Hans was invited to Newcastle by Tyne & Wear Museums and Newcastle University. His hybrid background of artist and economist made this a very valuable visit involving working with students, linking into research and visiting a range of galleries in the city.

The Newcastle art scene was new to Hans so we did a series of visits so he could quickly build a picture of it.
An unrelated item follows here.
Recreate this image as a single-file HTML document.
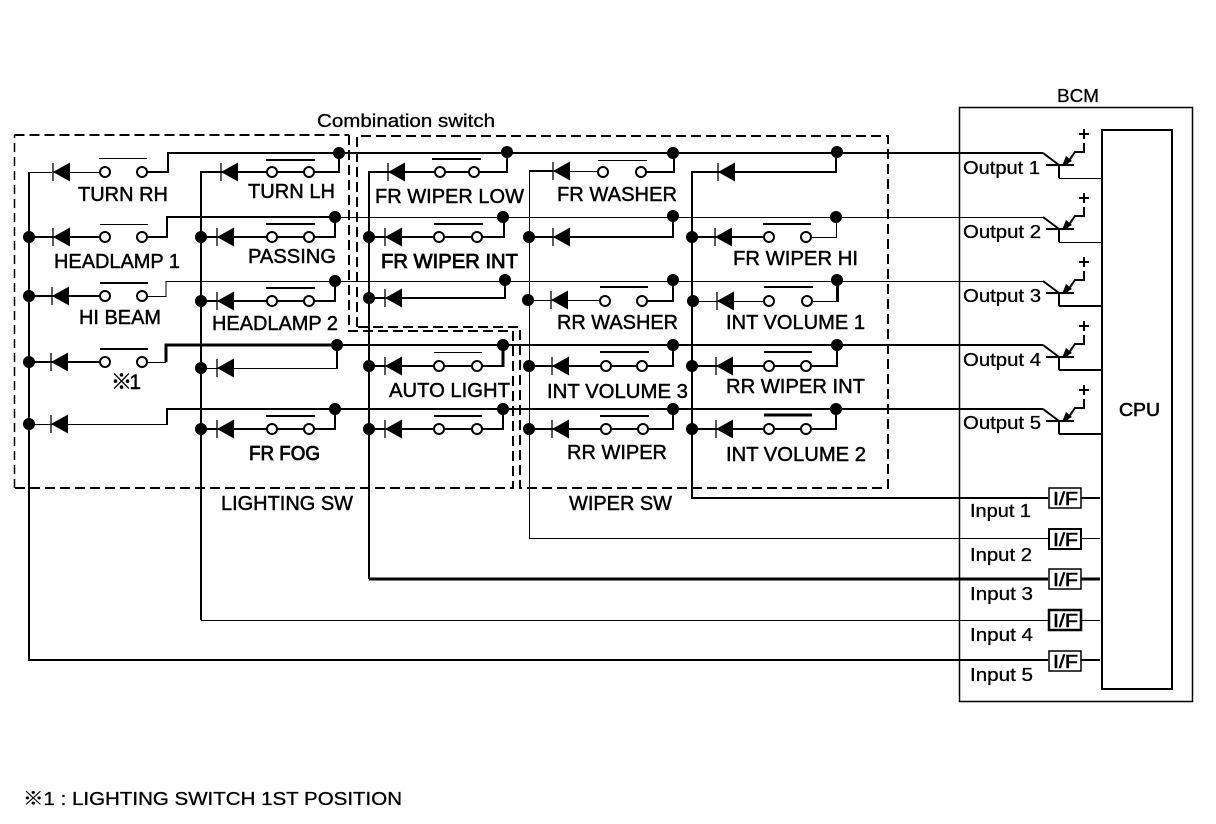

Over two days Hans and David Butler from Newcastle University visited:

Hatton Gallery (one of the oldest galleries in the city run by Tyne & Wear Musuems and Newcastle University)

Globe Gallery (independent space with two venues in Newcastle and North Shields established eleven years ago)

Isis Arts (independent artists led organisation focusing on digital arts and education)

Laing Gallery (Newcastle Municipal Gallery run by Tyne & Wear Museums – houses a collection as well as running temporary exhibitions)

Waygood Gallery and Studios (independent artist run space undertaking a massive rebuild in the city centre which will provide a significant studio and gallery complex)

Gallery Glue (small independent space set up a year ago by recent graduates)

Star & Shadow Cinema (independent artist led and volunteer run space focusing on cinema but also programming music and exhibitions).

This is a diverse and good range of organisations in Newcastle (though only a small slice of what is going on) and it included the opportunity to meet both artist and curators. Some themes emerged in the discussions: audiences, funding, working with volunteers and this proved really useful in working with students and linking into research

Working with students

Hans did an open lecture at Newcastle University on Why Artists Are Poor? (attended by students and the public) and a seminar with students focused around his research on audiences and funding (see attached paper). He also did tutorials with students. The lecture programme has a different grouop of student attached to it eah week to research the speaker, lead on questions and on the blog site (http://fineartvisitorprogramme.blogspot.com/). One blog comment is: β€œThe idea that making money and retaining integrity are mutually exclusive is unique to the arts. This suits the art industry very well and as long as artists foster this attitude the joke is on them.”

Linking with research

Newcastle University is currently undertaking research into the Developing Sustainable Business Models in the Cultural and Creative Industries. Funded by the ESRC (Economic and Social Research Council) this is a joint research project between the Business School, Culture Lab, Fine Art and Northern Cultural Skills partnership. We set up a research seminar at Culture Lab involving researchers and people working in the sector (artists, curators, funders, policy makers – including people we visited during his visit) to examine the question Why Are Artists Poor? This was extremely useful for our research project and we intend to keep contact with Hans.

The future

There has obviously been a valuable visit for all the reasons outlined above. But what is particularly interesting for the future is that Hans is supervising a PhD student at Northumbria University (Jolanda Bosch) and will be regularly visiting Newcastle so we have the opportunity to maintain contact.